Consider (proper) coloring of a finite graph $G$ with exactly $n$ colors and the following coloring transformation: choose an edge of the graph with the end nodes of colors $a$ and $b$ and swap the colors $a$ and $b$ in the connected component of the graph, containing the edge and colored with the two colors. The result is new (proper) coloring of the graph. Lets call two colorings equivalent if there is a sequence of the swaps taking one graph coloring into another. Let $C_n(G)$ be a maximum number of non-equivalent colorings of the graph $G$ with $n$ colors (number of equivalence classes).
QUESTIONS:
- Is $C_n(G)$ a new graph invariant or it can be calculated from the chromatic polynomial of the graph $G$?
- Is there efficient way to calculate $C_n(G)$?

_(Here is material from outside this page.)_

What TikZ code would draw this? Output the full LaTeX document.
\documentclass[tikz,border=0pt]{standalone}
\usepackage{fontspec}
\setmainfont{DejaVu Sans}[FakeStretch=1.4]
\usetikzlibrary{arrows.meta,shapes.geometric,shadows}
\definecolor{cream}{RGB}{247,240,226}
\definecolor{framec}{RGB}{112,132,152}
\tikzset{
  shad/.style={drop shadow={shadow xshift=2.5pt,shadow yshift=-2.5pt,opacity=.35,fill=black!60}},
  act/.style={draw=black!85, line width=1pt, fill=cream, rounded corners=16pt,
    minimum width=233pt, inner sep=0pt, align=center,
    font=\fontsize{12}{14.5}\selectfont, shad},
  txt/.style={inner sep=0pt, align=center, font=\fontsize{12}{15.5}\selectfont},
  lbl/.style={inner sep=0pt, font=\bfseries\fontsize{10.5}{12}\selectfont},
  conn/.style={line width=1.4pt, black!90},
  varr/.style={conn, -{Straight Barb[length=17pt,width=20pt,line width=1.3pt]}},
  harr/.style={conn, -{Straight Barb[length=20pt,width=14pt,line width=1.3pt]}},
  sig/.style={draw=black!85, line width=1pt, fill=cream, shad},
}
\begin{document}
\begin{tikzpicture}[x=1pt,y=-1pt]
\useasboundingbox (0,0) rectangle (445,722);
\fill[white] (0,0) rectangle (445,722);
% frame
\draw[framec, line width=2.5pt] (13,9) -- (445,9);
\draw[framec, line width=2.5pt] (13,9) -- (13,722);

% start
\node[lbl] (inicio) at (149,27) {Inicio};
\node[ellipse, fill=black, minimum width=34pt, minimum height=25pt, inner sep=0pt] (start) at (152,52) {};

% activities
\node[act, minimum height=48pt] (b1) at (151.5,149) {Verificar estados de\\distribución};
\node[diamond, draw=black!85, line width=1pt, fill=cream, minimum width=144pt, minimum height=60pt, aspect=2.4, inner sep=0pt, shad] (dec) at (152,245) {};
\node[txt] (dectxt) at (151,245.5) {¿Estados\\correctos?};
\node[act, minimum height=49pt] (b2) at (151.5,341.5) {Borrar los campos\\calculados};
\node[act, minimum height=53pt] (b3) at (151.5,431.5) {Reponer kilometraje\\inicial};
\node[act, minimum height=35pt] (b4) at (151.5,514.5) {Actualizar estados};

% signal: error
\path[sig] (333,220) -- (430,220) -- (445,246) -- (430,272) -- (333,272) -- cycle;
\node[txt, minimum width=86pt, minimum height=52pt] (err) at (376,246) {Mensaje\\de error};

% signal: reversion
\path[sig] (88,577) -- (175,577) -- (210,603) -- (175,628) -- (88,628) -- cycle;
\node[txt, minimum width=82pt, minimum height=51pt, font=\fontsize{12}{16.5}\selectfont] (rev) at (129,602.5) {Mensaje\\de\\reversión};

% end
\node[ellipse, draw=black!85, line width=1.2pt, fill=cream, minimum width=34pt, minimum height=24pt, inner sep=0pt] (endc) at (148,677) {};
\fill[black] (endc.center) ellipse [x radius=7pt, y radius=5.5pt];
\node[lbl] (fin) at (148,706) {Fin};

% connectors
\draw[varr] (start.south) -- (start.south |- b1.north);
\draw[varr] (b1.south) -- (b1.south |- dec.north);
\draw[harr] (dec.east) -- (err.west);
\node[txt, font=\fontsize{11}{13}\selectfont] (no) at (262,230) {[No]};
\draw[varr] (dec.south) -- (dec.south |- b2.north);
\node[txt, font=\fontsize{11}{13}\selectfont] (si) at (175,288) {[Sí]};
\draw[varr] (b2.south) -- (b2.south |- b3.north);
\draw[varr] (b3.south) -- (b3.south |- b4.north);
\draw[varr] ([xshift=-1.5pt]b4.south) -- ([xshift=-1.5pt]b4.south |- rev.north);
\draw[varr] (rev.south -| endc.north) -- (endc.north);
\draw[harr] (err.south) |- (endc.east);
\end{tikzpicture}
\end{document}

- Could $C_n(G)$ be a complete graph invariant, considering it for all natural numbers $n$?
NOTE:
For the non-triviality and the origin of $C_n(G)$, please, see On the four and five color theorems
Best Answer
The sequence $C_n(G)$ is not a complete graph invariant. It fails to distinguish the bowtie graph (left) from the kite graph (right):
(I picked these two graphs to try based on their use in this paper; Richard P. Stanley: A symmetric function generalization of the chromatic polynomial of a graph; DOI: 10.1006/aima.1995.1020.)
For both graphs, $C_3(G) = C_4(G) = C_5(G) = 1$ while $C_n(G) = 0$ for all other $n$.